▶ [Goal]: Each line of the data that includes the string "page" is to be copied out.

▶ [Collected data]:

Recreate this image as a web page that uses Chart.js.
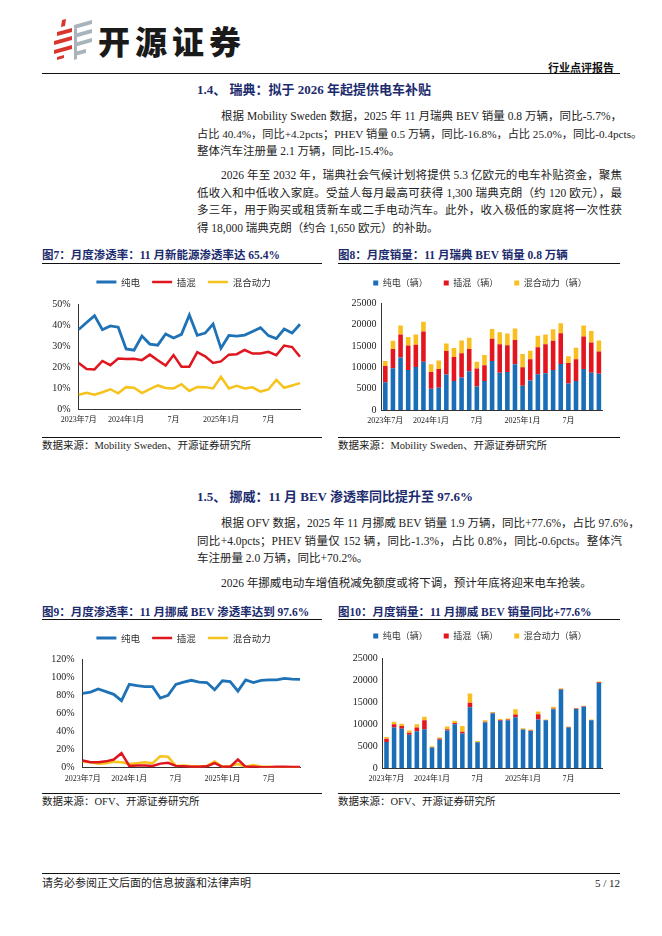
<!DOCTYPE html>
<html><head><meta charset="utf-8">
<script src="https://cdn.jsdelivr.net/npm/chart.js@4.4.0/dist/chart.umd.min.js"></script>
<style>
html,body{margin:0;padding:0;background:#fff;}
#page{position:relative;width:662px;height:936px;overflow:hidden;font-family:"Liberation Serif","Noto Sans CJK SC",serif;color:#1a1a1a;}
.a{position:absolute;white-space:nowrap;}
.ln{position:absolute;white-space:nowrap;line-height:16px;height:16px;font-size:11.5px;color:#222;}
.j{text-align:justify;text-align-last:justify;}
.h{position:absolute;white-space:nowrap;line-height:18px;font-size:13px;font-weight:bold;color:#1c2b6e;}
.ft{position:absolute;white-space:nowrap;line-height:16px;font-size:11.5px;font-weight:bold;color:#1c2b6e;}
.src{position:absolute;white-space:nowrap;line-height:14px;font-size:10.5px;color:#222;}
.rule{position:absolute;height:0;border-top:1px solid #111;}
canvas{position:absolute;}
</style></head>
<body>
<div id="page">
  <svg class="a" style="left:52px;top:19px" width="44" height="42" viewBox="0 0 44 42">
    <polygon points="10,1 14,0 13,7 9,8" fill="#d8352c"/>
    <polygon points="5,13 20,9 20,13 5,17" fill="#d8352c"/>
    <polygon points="2,22 20,17 20,21 2,26" fill="#d8352c"/>
    <polygon points="2,31 20,26 20,30 2,35" fill="#d8352c"/>
    <polygon points="5,38 12,36 12,39 5,41" fill="#d8352c"/>
    <polygon points="22,6 40,1 40,5 22,10" fill="#a8b3bc"/>
    <polygon points="22,15 40,10 40,14 22,19" fill="#a8b3bc"/>
    <polygon points="22,24 40,19 40,23 22,28" fill="#a8b3bc"/>
    <polygon points="22,33 34,30 34,34 22,37" fill="#a8b3bc"/>
    <polygon points="22,10 25,9 25,40 22,41" fill="#a8b3bc"/>
  </svg>
  <div class="a" style="left:98px;top:20px;font-family:'Noto Sans CJK SC';font-weight:900;font-size:32px;line-height:40px;letter-spacing:5px;color:#1a1a1a;">开源证券</div>
  <div class="a" style="left:548px;top:60px;font-family:'Noto Sans CJK SC';font-weight:bold;font-size:11px;line-height:14px;color:#111;">行业点评报告</div>
  <div class="rule" style="left:42px;top:73px;width:578px;border-top:1.5px solid #111;"></div>

  <div class="h" style="left:197px;top:81px;">1.4、 瑞典：拟于 2026 年起提供电车补贴</div>
  <div class="ln j" style="left:221px;top:108px;width:401px;">根据 Mobility Sweden 数据，2025 年 11 月瑞典 BEV 销量 0.8 万辆，同比-5.7%，</div>
  <div class="ln j" style="left:197px;top:126px;width:425px;font-size:11.2px;">占比 40.4%，同比+4.2pcts；PHEV 销量 0.5 万辆，同比-16.8%，占比 25.0%，同比-0.4pcts。</div>
  <div class="ln" style="left:197px;top:143px;">整体汽车注册量 2.1 万辆，同比-15.4%。</div>
  <div class="ln j" style="left:221px;top:167px;width:401px;">2026 年至 2032 年，瑞典社会气候计划将提供 5.3 亿欧元的电车补贴资金，聚焦</div>
  <div class="ln j" style="left:197px;top:185px;width:425px;">低收入和中低收入家庭。受益人每月最高可获得 1,300 瑞典克朗（约 120 欧元），最</div>
  <div class="ln j" style="left:197px;top:202px;width:425px;">多三年，用于购买或租赁新车或二手电动汽车。此外，收入极低的家庭将一次性获</div>
  <div class="ln" style="left:197px;top:220px;">得 18,000 瑞典克朗（约合 1,650 欧元）的补助。</div>

  <div class="ft" style="left:42px;top:247px;">图7：月度渗透率：11 月新能源渗透率达 65.4%</div>
  <div class="ft" style="left:338px;top:247px;">图8：月度销量：11 月瑞典 BEV 销量 0.8 万辆</div>
  <div class="rule" style="left:42px;top:263px;width:280px;border-top:1.5px solid #111;"></div>
  <div class="rule" style="left:338px;top:263px;width:282px;border-top:1.5px solid #111;"></div>
  <div class="rule" style="left:42px;top:437px;width:280px;"></div>
  <div class="rule" style="left:338px;top:437px;width:282px;"></div>
  <div class="src" style="left:42px;top:439px;">数据来源：Mobility Sweden、开源证券研究所</div>
  <div class="src" style="left:338px;top:439px;">数据来源：Mobility Sweden、开源证券研究所</div>

  <div class="h" style="left:197px;top:488px;">1.5、 挪威：11 月 BEV 渗透率同比提升至 97.6%</div>
  <div class="ln j" style="left:221px;top:515px;width:401px;">根据 OFV 数据，2025 年 11 月挪威 BEV 销量 1.9 万辆，同比+77.6%，占比 97.6%，</div>
  <div class="ln j" style="left:197px;top:533px;width:425px;">同比+4.0pcts；PHEV 销量仅 152 辆，同比-1.3%，占比 0.8%，同比-0.6pcts。整体汽</div>
  <div class="ln" style="left:197px;top:550px;">车注册量 2.0 万辆，同比+70.2%。</div>
  <div class="ln" style="left:221px;top:575px;">2026 年挪威电动车增值税减免额度或将下调，预计年底将迎来电车抢装。</div>

  <div class="ft" style="left:42px;top:604px;">图9：月度渗透率：11 月挪威 BEV 渗透率达到 97.6%</div>
  <div class="ft" style="left:338px;top:604px;">图10：月度销量：11 月挪威 BEV 销量同比+77.6%</div>
  <div class="rule" style="left:42px;top:619px;width:280px;border-top:1.5px solid #111;"></div>
  <div class="rule" style="left:338px;top:619px;width:282px;border-top:1.5px solid #111;"></div>
  <div class="rule" style="left:42px;top:793px;width:280px;"></div>
  <div class="rule" style="left:338px;top:793px;width:282px;"></div>
  <div class="src" style="left:42px;top:795px;">数据来源：OFV、开源证券研究所</div>
  <div class="src" style="left:338px;top:795px;">数据来源：OFV、开源证券研究所</div>

  <div class="rule" style="left:42px;top:873px;width:578px;"></div>
  <div class="a" style="left:42px;top:876px;font-size:11px;line-height:14px;color:#222;">请务必参阅正文后面的信息披露和法律声明</div>
  <div class="a" style="right:42px;top:876px;font-size:11px;line-height:14px;color:#222;">5 / 12</div>

  <canvas id="c7"></canvas>
  <canvas id="c8"></canvas>
  <canvas id="c9"></canvas>
  <canvas id="c10"></canvas>
</div>
<script>
// ---------- data ----------
const months = ['2023年7月','2023年8月','2023年9月','2023年10月','2023年11月','2023年12月',
  '2024年1月','2024年2月','2024年3月','2024年4月','2024年5月','2024年6月',
  '2024年7月','2024年8月','2024年9月','2024年10月','2024年11月','2024年12月',
  '2025年1月','2025年2月','2025年3月','2025年4月','2025年5月','2025年6月',
  '2025年7月','2025年8月','2025年9月','2025年10月','2025年11月'];
const xTickLabels = ['2023年7月','','','','','','2024年1月','','','','','','7月','','','','','',
  '2025年1月','','','','','','7月','','','',''];
const lineNames = ['纯电','插混','混合动力'];
const barNames = ['纯电（辆）','插混（辆）','混合动力（辆）'];

// Sweden penetration (%)
const seBevPct  = [37.9,41.2,44.5,37.8,39.6,39.0,28.7,28.1,34.8,31.0,30.5,35.8,33.9,35.6,44.8,35.2,36.2,40.5,29.0,35.1,34.8,35.3,37.0,38.8,35.0,33.6,38.1,36.2,40.4];
const sePhevPct = [22.0,19.2,19.0,23.0,21.0,24.2,23.9,24.0,23.4,26.0,23.3,20.8,25.8,20.3,20.3,27.2,25.2,22.1,22.8,26.0,26.2,28.2,26.5,26.5,27.3,25.7,30.3,29.6,25.0];
const seHevPct  = [7.0,7.9,7.0,8.2,9.6,7.7,10.6,10.3,7.8,9.7,11.4,10.2,10.0,12.0,8.8,10.7,10.6,10.0,15.5,10.0,11.2,10.0,10.5,8.5,9.5,14.0,10.3,11.4,12.5];

// Sweden monthly sales (units)
const seBev  = [6500,9800,12300,9400,10100,11300,5000,5200,8300,6800,7600,9100,5500,6800,11500,8700,8900,10700,5700,6900,8400,8600,9400,10800,6200,6800,9600,8700,8500];
const sePhev = [3800,4500,5400,5700,5200,7100,3900,4400,5500,5600,5700,5200,4200,3700,5200,6700,6300,5700,4300,5000,6300,6800,6800,7200,4800,5100,7600,7100,5200];
const seHev  = [1200,1900,2100,2000,2400,2300,1800,2000,1800,2100,3000,2600,1600,2400,2300,2800,2700,2700,3100,2000,2700,2300,2700,2300,1600,2700,2600,2700,2600];

// Norway penetration (%)
const noBevPct  = [82,83.5,87,84,81,74,92,90.5,89.5,89.5,77,80,92,94.5,96.5,94.5,94,86,96,95,84.5,97,94,96.5,97,97,98.5,97.7,97.6];
const noPhevPct = [8,6,6,7,9,16,2,2.5,2.5,2,4.5,5.5,2,1.5,1,1,1.5,5,1,1,9,1,1,0.5,0.5,1,1,0.8,0.8];
const noHevPct  = [6.5,6,4.5,5,6.5,6,4,5,6,5,12.5,12,2,2.5,1.5,1.5,2,7,1,2,4,1,3,1,1,0.5,0.5,0.5,0.5];

// Norway monthly sales (units)
const noBev  = [6000,9300,9000,7600,8400,8900,4700,6500,8600,10000,7900,13900,5900,10400,12500,10800,10900,11600,8800,8500,11100,10900,13400,17900,9300,13500,14000,10900,19400];
const noPhev = [700,700,600,500,900,2000,100,300,300,300,400,1000,100,200,100,200,200,600,100,100,1200,100,200,100,100,100,100,100,152];
const noHev  = [400,600,500,500,700,800,200,200,600,500,1300,2100,200,300,200,200,200,1200,200,200,600,100,400,200,100,100,100,100,150];

// ---------- styling / layout ----------
const lineColors = ['#1f72b6','#e0161f','#f6c21c'];
const barColors  = ['#1a6eb7','#e3151e','#f8bf1f'];
Chart.defaults.font.family = "'Liberation Serif','Noto Sans CJK SC',serif";
Chart.defaults.color = '#222';

// canvas left/top/height, plot box, legend centre, legend font/padding
const geos = {
  c7:  {cl:30,  ct:262, ch:174, pL:78.7,  pR:300,   pT:304,   pB:409.5, lx:183.5, ly:282, lf:9.5, lp:12, yPad:8},
  c8:  {cl:340, ct:262, ch:174, pL:381.5, pR:602.7, pT:303.3, pB:410,   lx:480,   ly:283, lf:9,   lp:16, yPad:5},
  c9:  {cl:30,  ct:614, ch:176, pL:82.7,  pR:300,   pT:659,   pB:767.7, lx:183.5, ly:638, lf:9.5, lp:12, yPad:8},
  c10: {cl:340, ct:612, ch:178, pL:382.7, pR:602.7, pT:658.3, pB:768.3, lx:480,   ly:636, lf:9,   lp:16, yPad:5}
};

function build(id, type, names, series, yMax, yStep, ySuffix) {
  const g = geos[id];
  const right = 2 * g.lx - g.cl;
  const cw = right - g.cl;
  const cv = document.getElementById(id);
  cv.width = cw; cv.height = g.ch;
  cv.style.left = g.cl + 'px'; cv.style.top = g.ct + 'px';
  cv.style.width = cw + 'px'; cv.style.height = g.ch + 'px';
  const padTop = g.ly - g.ct - g.lp - g.lf / 2;
  const extra = (g.pT - g.ct - padTop) - (g.lf + g.lp + 10);
  const yWidth = g.pL - g.cl;
  const y2Width = right - g.pR;
  const xHeight = g.ct + g.ch - g.pB;
  const isLine = type === 'line';
  const colors = isLine ? lineColors : barColors;
  const datasets = series.map((d, i) => isLine ? {
      label: names[i], data: d, borderColor: colors[i], backgroundColor: colors[i],
      borderWidth: i === 0 ? 2.8 : 2.5, pointRadius: 0, tension: 0, fill: false, yAxisID: 'y'
    } : {
      label: names[i], data: d, backgroundColor: colors[i], borderWidth: 0,
      barPercentage: 0.6, categoryPercentage: 1, stack: 's', yAxisID: 'y'
    });
  const gapPlugin = {id: 'legendGap', afterInit(chart) {
    const lg = chart.legend; if (!lg) return;
    const orig = lg.fit;
    lg.fit = function() { orig.call(this); this.height += extra; };
  }};
  new Chart(cv, {
    type: type,
    data: {labels: months, datasets: datasets},
    plugins: [gapPlugin],
    options: {
      responsive: false, animation: false,
      layout: {padding: {top: padTop, left: 0, right: 0, bottom: 0}},
      plugins: {
        tooltip: {enabled: false},
        legend: {
          position: 'top',
          labels: isLine ? {
            usePointStyle: true, pointStyle: 'line', pointStyleWidth: 20,
            padding: g.lp, color: '#333',
            font: {size: g.lf, family: "'Noto Sans CJK SC'"}
          } : {
            boxWidth: 5, boxHeight: 5, padding: g.lp, color: '#333',
            font: {size: g.lf, family: "'Noto Sans CJK SC'"}
          }
        }
      },
      scales: {
        x: {
          stacked: !isLine,
          grid: {display: false, drawTicks: false},
          border: {display: true, color: '#333', width: 1},
          ticks: {autoSkip: false, maxRotation: 0, minRotation: 0, padding: 6, color: '#222',
            font: {size: 8},
            callback: (v, i) => xTickLabels[i]},
          afterFit: s => { s.height = xHeight; }
        },
        y: {
          stacked: !isLine,
          min: 0, max: yMax,
          grid: {display: false, drawTicks: false},
          border: {display: true, color: '#333', width: 1},
          ticks: {stepSize: yStep, padding: g.yPad, color: '#222', font: {size: 10},
            callback: v => v + ySuffix},
          afterFit: s => { s.width = yWidth; }
        },
        y2: {
          position: 'right', display: true,
          grid: {display: false, drawTicks: false},
          border: {display: false},
          ticks: {display: false},
          afterFit: s => { s.width = y2Width; }
        }
      }
    }
  });
}

build('c7', 'line', lineNames, [seBevPct, sePhevPct, seHevPct], 50, 10, '%');
build('c8', 'bar', barNames, [seBev, sePhev, seHev], 25000, 5000, '');
build('c9', 'line', lineNames, [noBevPct, noPhevPct, noHevPct], 120, 20, '%');
build('c10', 'bar', barNames, [noBev, noPhev, noHev], 25000, 5000, '');
</script>
</body></html>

▶ [Written response]:
Recreate this image as a web page that uses Chart.js.
#page{position:relative;width:662px;height:936px;overflow:hidden;font-family:"Liberation Serif","Noto Sans CJK SC",serif;color:#1a1a1a;}
<div id="page">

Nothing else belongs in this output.